No, the Times episode was clearly the result of an ill-considered and ill-timed system update that went south. Not that the Times isn't sometimes hacked, but yesterday's episode had a pedestrian explanation.
It's a coincidence. NYT was not hacked yesterday.
Fox News was quick to point out it was hacked, though. Hacking! Cyberwar! Cyberterrorism! Fear!
Never, Fortune 100 never gets hacked, they just go into maintenance mode.
So what are best guesses here? Weeks of surveillance and social engineering or a 0-day/unpatched software?

I just feel like these sites should be getting scanned daily by all kinds of frameworks like metasploit so unpatched known vuln seems unlikely.

More likely is exploiting the employees with spear phishing or social engineering, or 0day. And of those three I'd have to lean towards 0day, if it truly was Syrians that did it.

And if they got socialflow at almost the same time I'm betting they were using something in common.

Though considering the post claims an employee account was hacked through phishing, maybe they had shared accounts for columnists or something.

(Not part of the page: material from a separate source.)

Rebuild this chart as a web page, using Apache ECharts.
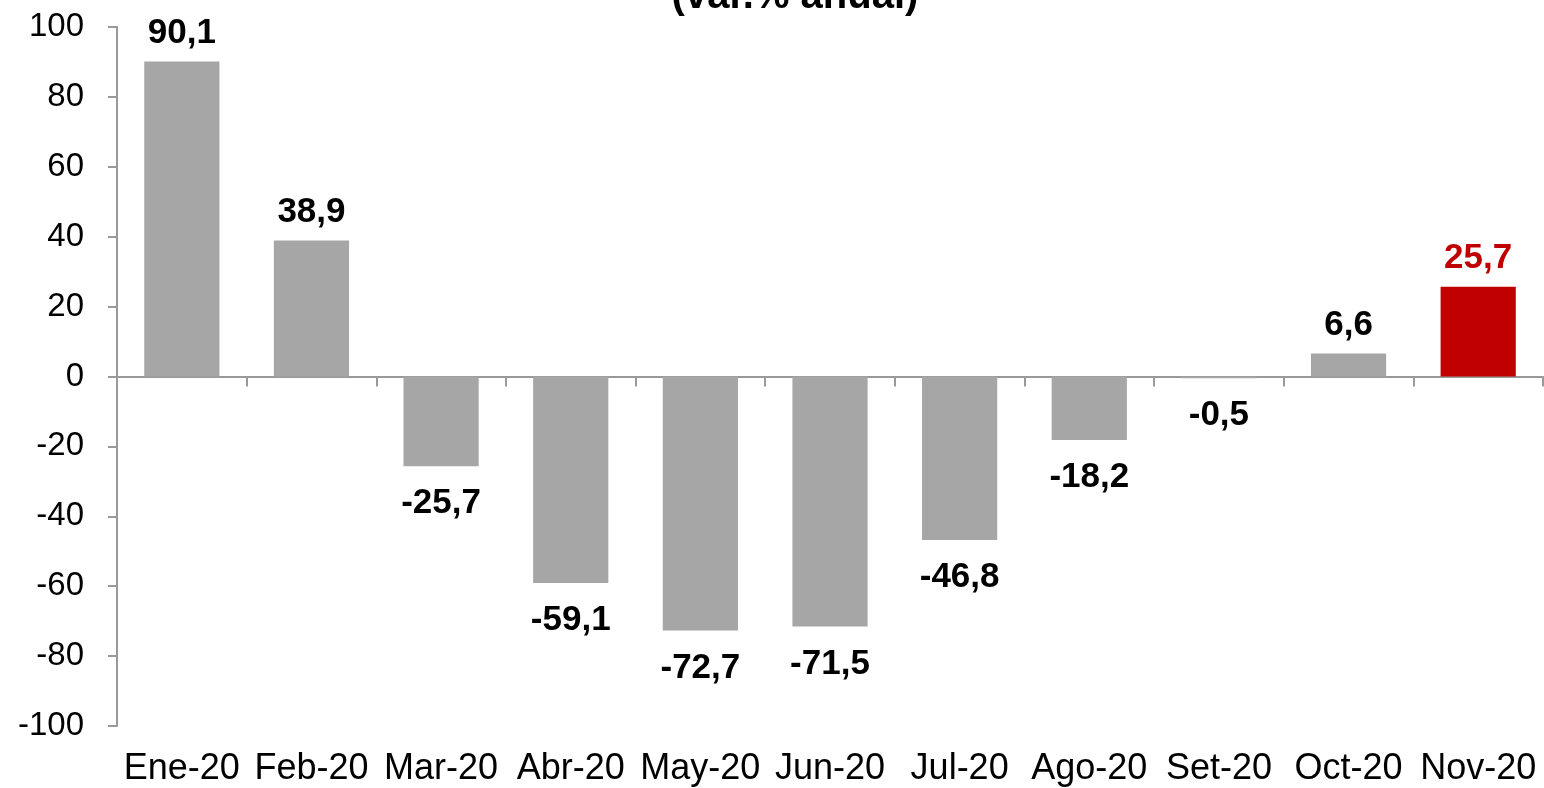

Why are you leaning towards 0days if Syrians did it? What makes Syrians more likely to have and use 0days than to use social engineering?
Not that I was leaning towards that because they were Syrian, more like I was leaning away from the other options because they were Syrian. Social engineering and phishing is much easier for people with a good knowledge of the culture and language they're attacking.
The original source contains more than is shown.